[NET_SCHED]: Fix fallout from dev->qdisc RCU change
The move of qdisc destruction to a rcu callback broke locking in the
entire qdisc layer by invalidating previously valid assumptions about
the context in which changes to the qdisc tree occur.
The two assumptions were:
- since changes only happen in process context, read_lock doesn't need
bottem half protection. Now invalid since destruction of inner qdiscs,
classifiers, actions and estimators happens in the RCU callback unless
they're manually deleted, resulting in dead-locks when read_lock in
process context is interrupted by write_lock_bh in bottem half context.

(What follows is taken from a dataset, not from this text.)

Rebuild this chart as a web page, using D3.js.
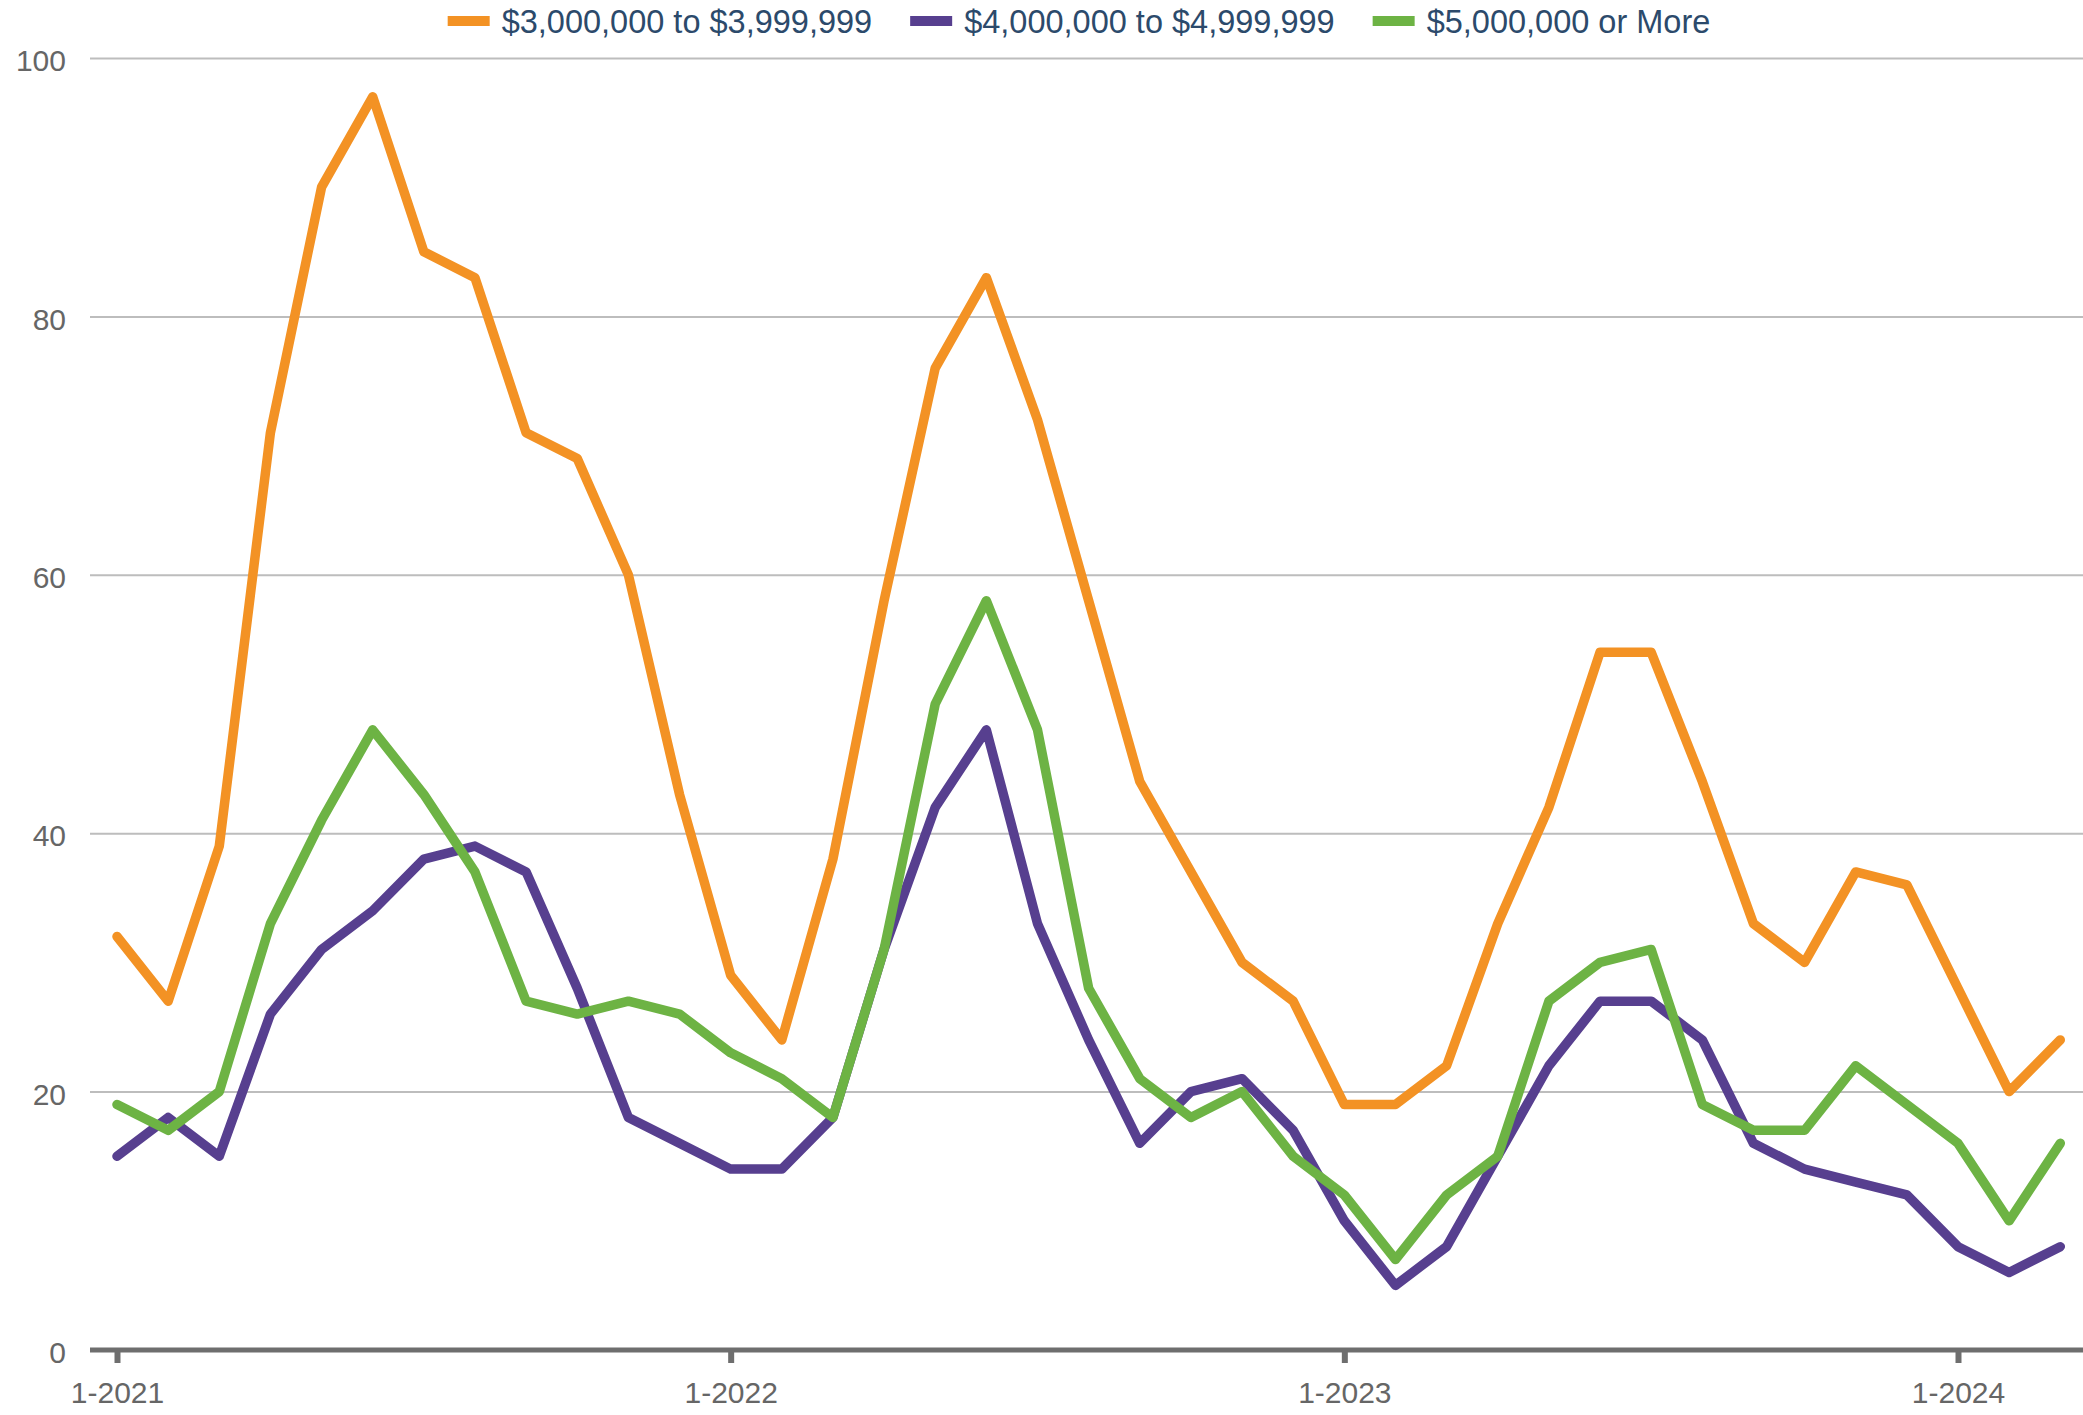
<!DOCTYPE html>
<html>
<head>
<meta charset="utf-8">
<script src="https://cdn.jsdelivr.net/npm/d3@7"></script>
<style>
  body { margin: 0; background: #fff; }
  text { font-family: "Liberation Sans", Arial, sans-serif; }
</style>
</head>
<body>
<div id="contenedor"></div>
<script>
// monthly counts, Jan 2021 .. Mar 2024
var serieNombres = ["$3,000,000 to $3,999,999", "$4,000,000 to $4,999,999", "$5,000,000 or More"]
var colores = ["#f39224", "#573f8f", "#6db344"]

var tres = [32, 27, 39, 71, 90, 97, 85, 83, 71, 69, 60, 43, 29, 24, 38, 58, 76, 83, 72, 58,
            44, 37, 30, 27, 19, 19, 22, 33, 42, 54, 54, 44, 33, 30, 37, 36, 28, 20, 24]
var cuatro = [15, 18, 15, 26, 31, 34, 38, 39, 37, 28, 18, 16, 14, 14, 18, 31, 42, 48, 33, 24,
              16, 20, 21, 17, 10, 5, 8, 15, 22, 27, 27, 24, 16, 14, 13, 12, 8, 6, 8]
var cinco = [19, 17, 20, 33, 41, 48, 43, 37, 27, 26, 27, 26, 23, 21, 18, 31, 50, 58, 48, 28,
             21, 18, 20, 15, 12, 7, 12, 15, 27, 30, 31, 19, 17, 17, 22, 19, 16, 10, 16]

var ticksX = [0, 12, 24, 36]
var etiquetasX = ["1-2021", "1-2022", "1-2023", "1-2024"]
var ticksY = [0, 20, 40, 60, 80, 100]

var ancho = 2083
var alto = 1415
var izq = 90

var escalaX = d3.scaleLinear().domain([0, 36]).range([117, 1958])
var escalaY = d3.scaleLinear().domain([0, 100]).range([1350, 58])

var svg = d3.select("#contenedor")
    .append("svg")
    .attr("width", ancho)
    .attr("height", alto)

// eje Y con lineas de rejilla
var ejeY = d3.axisLeft(escalaY)
    .tickValues(ticksY)
    .tickSize(-(ancho - izq))
    .tickPadding(24)

var gY = svg.append("g")
    .attr("transform", "translate(" + izq + ",0)")
    .call(ejeY)
gY.select(".domain").remove()
gY.selectAll(".tick line")
    .attr("stroke", "#bdbdbd")
    .attr("stroke-width", 2)
    .filter(function(d) { return d === 0 }).remove()
gY.selectAll(".tick text")
    .attr("fill", "#666")
    .attr("dy", "0.42em")
    .style("font-size", "30px")

// lineas
var series = [tres, cuatro, cinco]
var linea = d3.line()
    .x(function(d, i) { return escalaX(i) })
    .y(function(d) { return escalaY(d) })

svg.selectAll("path.serie")
    .data(series)
    .enter()
    .append("path")
    .attr("class", "serie")
    .attr("d", linea)
    .attr("fill", "none")
    .attr("stroke", function(d, i) { return colores[i] })
    .attr("stroke-width", 9.5)
    .attr("stroke-linejoin", "round")
    .attr("stroke-linecap", "round")

// eje X
var ejeX = d3.axisBottom(escalaX)
    .tickValues(ticksX)
    .tickFormat(function(d, i) { return etiquetasX[i] })
    .tickSize(13)
    .tickPadding(19)

var gX = svg.append("g")
    .attr("transform", "translate(0," + escalaY(0) + ")")
    .call(ejeX)
gX.select(".domain").remove()
gX.insert("line", ":first-child")
    .attr("x1", izq).attr("x2", ancho)
    .attr("y1", 0).attr("y2", 0)
    .attr("stroke", "#6e6e6e")
    .attr("stroke-width", 5)
gX.selectAll(".tick line")
    .attr("stroke", "#6e6e6e")
    .attr("stroke-width", 6)
gX.selectAll(".tick text")
    .attr("fill", "#666")
    .style("font-size", "30px")

// leyenda
var leyenda = svg.append("g")
var xl = 0
serieNombres.forEach(function(nombre, i) {
    var g = leyenda.append("g").attr("transform", "translate(" + xl + ",0)")
    g.append("rect")
        .attr("x", 0).attr("y", 16)
        .attr("width", 42).attr("height", 10)
        .attr("fill", colores[i])
    var t = g.append("text")
        .attr("x", 54).attr("y", 21)
        .attr("dy", "0.36em")
        .attr("fill", "#2c4a6b")
        .style("font-size", "32.5px")
        .text(nombre)
    xl += 54 + t.node().getComputedTextLength() + 38
})
var anchoLeyenda = xl - 38
leyenda.attr("transform", "translate(" + (1079 - anchoLeyenda / 2) + ",0)")
</script>
</body>
</html>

- since changes only happen under the RTNL, no additional locking is
necessary for data not used during packet processing (f.e. u32_list).
Again, since destruction now happens in the RCU callback, this assumption
is not valid anymore, causing races while using this data, which can
result in corruption or use-after-free.
Instead of "fixing" this by disabling bottem halfs everywhere and adding
new locks/refcounting, this patch makes these assumptions valid again by
moving destruction back to process context. Since only the dev->qdisc
pointer is protected by RCU, but ->enqueue and the qdisc tree are still
protected by dev->qdisc_lock, destruction of the tree can be performed
immediately and only the final free needs to happen in the rcu callback
to make sure dev_queue_xmit doesn't access already freed memory.
Signed-off-by: Patrick McHardy <kaber@trash.net>
Signed-off-by: David S. Miller <davem@davemloft.net>
diff --git a/net/core/dev.c b/net/core/dev.c
index 14de297..4d891be 100644
--- a/net/core/dev.c
+++ b/net/core/dev.c
@@ -1480,14 +1480,16 @@
if (q->enqueue) {
/* Grab device queue */
spin_lock(&dev->queue_lock);
+ q = dev->qdisc;
+ if (q->enqueue) {
+ rc = q->enqueue(skb, q);
+ qdisc_run(dev);
+ spin_unlock(&dev->queue_lock);
- rc = q->enqueue(skb, q);
-
- qdisc_run(dev);
-
+ rc = rc == NET_XMIT_BYPASS ? NET_XMIT_SUCCESS : rc;
+ goto out;
+ }
spin_unlock(&dev->queue_lock);
- rc = rc == NET_XMIT_BYPASS ? NET_XMIT_SUCCESS : rc;
- goto out;
}
/* The device has no queue. Common case for software devices: